» **RECORDS PROVIDED**
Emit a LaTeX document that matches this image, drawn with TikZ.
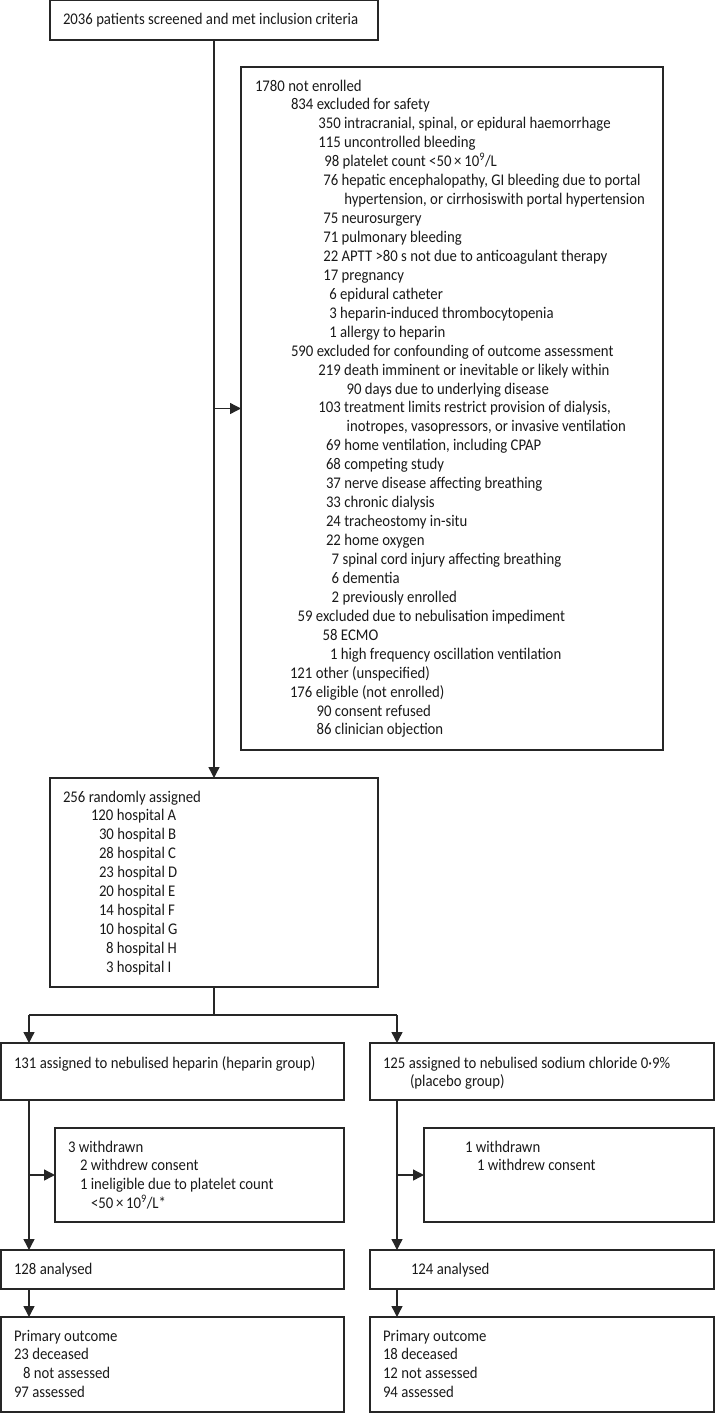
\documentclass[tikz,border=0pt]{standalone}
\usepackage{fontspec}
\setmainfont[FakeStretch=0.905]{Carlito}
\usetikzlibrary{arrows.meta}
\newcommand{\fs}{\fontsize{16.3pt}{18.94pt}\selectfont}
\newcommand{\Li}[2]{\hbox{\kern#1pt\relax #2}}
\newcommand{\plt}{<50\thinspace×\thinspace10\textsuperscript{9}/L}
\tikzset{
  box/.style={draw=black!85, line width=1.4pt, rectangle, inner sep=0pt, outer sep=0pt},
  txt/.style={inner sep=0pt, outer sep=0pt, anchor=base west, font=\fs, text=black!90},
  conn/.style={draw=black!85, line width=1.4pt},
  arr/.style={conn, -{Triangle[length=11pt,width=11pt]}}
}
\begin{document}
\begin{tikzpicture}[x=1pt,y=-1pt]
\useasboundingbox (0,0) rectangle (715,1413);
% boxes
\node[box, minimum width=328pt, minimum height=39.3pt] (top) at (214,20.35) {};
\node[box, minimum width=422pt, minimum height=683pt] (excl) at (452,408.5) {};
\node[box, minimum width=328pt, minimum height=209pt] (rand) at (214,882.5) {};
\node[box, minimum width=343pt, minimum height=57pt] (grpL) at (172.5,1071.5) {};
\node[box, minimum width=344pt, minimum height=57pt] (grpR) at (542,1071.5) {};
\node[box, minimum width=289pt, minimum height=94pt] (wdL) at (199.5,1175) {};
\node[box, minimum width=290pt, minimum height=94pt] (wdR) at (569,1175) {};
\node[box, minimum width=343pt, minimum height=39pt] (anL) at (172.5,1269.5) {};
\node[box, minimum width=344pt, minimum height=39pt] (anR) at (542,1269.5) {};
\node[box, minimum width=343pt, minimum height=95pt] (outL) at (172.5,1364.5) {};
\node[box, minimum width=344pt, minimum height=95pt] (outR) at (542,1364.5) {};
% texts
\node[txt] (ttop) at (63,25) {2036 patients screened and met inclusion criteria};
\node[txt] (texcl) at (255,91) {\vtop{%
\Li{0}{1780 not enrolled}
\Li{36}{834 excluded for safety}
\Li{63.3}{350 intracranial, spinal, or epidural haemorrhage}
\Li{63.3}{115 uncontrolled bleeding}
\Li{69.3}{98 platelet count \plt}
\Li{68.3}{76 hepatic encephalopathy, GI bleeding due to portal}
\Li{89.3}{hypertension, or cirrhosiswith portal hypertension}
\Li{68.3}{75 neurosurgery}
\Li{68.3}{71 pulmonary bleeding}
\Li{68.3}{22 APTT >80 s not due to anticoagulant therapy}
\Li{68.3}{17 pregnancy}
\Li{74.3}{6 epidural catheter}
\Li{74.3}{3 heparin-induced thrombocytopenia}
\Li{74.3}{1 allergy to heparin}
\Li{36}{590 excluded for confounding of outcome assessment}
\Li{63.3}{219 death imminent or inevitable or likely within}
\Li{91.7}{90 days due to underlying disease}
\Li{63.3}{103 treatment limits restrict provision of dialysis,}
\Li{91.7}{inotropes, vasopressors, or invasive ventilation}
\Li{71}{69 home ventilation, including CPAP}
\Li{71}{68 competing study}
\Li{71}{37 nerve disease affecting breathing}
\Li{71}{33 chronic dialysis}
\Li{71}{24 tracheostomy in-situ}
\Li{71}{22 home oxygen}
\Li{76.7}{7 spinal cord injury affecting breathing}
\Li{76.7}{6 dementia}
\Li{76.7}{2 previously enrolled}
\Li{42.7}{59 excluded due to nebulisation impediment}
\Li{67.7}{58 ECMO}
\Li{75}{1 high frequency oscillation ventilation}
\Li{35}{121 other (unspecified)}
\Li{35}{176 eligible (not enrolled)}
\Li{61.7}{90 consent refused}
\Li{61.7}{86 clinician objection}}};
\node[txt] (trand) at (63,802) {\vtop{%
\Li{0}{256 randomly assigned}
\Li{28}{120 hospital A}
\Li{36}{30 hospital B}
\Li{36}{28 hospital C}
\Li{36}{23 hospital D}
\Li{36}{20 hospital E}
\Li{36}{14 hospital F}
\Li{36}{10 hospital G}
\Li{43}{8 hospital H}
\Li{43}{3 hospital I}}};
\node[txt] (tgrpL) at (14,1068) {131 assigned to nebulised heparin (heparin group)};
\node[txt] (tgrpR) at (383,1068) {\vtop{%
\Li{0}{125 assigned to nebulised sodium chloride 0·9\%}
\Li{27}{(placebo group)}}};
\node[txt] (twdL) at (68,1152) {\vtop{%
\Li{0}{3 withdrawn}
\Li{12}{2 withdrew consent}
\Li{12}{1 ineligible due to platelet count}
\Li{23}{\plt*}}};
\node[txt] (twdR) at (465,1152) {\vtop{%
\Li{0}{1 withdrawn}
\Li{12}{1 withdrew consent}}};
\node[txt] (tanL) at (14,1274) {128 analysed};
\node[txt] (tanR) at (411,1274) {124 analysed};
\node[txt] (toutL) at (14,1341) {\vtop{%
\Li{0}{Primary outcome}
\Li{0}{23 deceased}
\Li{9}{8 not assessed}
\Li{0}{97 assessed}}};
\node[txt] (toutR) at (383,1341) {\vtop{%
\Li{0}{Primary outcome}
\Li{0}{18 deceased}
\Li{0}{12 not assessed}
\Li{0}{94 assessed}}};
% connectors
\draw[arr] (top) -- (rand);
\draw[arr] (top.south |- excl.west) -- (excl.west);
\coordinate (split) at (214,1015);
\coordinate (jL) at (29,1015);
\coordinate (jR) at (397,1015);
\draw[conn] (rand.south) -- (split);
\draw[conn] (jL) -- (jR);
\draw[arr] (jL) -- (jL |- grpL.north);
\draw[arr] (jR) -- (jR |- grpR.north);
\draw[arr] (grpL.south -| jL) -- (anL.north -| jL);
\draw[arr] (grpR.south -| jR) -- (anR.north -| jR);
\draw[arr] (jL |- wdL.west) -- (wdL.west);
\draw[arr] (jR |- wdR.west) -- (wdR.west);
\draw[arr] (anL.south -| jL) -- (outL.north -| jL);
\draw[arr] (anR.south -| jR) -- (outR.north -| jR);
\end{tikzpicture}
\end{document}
--
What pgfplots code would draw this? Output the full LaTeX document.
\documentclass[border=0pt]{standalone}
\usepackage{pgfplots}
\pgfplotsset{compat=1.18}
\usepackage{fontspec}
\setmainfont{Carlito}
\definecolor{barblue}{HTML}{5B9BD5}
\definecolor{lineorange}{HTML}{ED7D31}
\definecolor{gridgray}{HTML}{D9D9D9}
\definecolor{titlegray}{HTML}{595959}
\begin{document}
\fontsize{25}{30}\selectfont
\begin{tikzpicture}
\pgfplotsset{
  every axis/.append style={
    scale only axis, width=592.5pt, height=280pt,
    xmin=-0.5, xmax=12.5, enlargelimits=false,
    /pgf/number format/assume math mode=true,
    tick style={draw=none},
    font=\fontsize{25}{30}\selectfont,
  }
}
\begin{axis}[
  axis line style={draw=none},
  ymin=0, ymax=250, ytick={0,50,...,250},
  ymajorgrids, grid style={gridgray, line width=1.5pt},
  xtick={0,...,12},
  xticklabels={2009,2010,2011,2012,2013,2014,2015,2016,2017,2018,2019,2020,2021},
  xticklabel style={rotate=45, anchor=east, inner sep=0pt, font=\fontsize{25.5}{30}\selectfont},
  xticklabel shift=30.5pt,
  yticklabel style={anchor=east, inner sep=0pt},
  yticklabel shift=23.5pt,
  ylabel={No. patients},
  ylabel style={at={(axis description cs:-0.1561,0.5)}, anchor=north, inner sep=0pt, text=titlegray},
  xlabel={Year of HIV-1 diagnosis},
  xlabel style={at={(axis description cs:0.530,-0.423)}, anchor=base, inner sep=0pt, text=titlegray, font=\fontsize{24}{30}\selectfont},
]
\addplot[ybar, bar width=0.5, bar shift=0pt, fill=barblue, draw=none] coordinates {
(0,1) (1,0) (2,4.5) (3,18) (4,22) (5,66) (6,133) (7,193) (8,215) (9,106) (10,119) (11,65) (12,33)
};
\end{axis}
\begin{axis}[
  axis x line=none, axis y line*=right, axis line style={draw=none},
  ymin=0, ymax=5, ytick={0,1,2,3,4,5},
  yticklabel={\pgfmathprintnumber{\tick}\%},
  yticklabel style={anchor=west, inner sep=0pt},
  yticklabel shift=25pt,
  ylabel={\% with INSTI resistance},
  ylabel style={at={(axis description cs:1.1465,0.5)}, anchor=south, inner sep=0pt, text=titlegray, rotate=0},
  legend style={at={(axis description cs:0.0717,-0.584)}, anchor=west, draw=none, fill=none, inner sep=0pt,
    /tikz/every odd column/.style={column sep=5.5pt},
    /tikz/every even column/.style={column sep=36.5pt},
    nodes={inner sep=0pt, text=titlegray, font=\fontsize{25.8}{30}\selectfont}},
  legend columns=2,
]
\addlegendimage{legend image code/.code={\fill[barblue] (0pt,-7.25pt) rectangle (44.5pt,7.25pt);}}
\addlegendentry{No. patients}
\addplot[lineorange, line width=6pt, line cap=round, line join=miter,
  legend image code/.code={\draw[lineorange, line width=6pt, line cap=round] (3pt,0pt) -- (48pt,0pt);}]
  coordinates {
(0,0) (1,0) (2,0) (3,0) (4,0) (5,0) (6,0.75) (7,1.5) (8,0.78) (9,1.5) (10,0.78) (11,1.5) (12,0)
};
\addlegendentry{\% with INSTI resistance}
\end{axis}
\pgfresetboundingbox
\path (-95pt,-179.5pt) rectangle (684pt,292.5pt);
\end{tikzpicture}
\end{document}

» **YOUR TASK**
Using the records above, gather all lines where the string "image" is present.

» **FULL SOLUTION**
Emit a LaTeX document that matches this image, drawn with TikZ.
\addlegendimage{legend image code/.code={\fill[barblue] (0pt,-7.25pt) rectangle (44.5pt,7.25pt);}}
  legend image code/.code={\draw[lineorange, line width=6pt, line cap=round] (3pt,0pt) -- (48pt,0pt);}]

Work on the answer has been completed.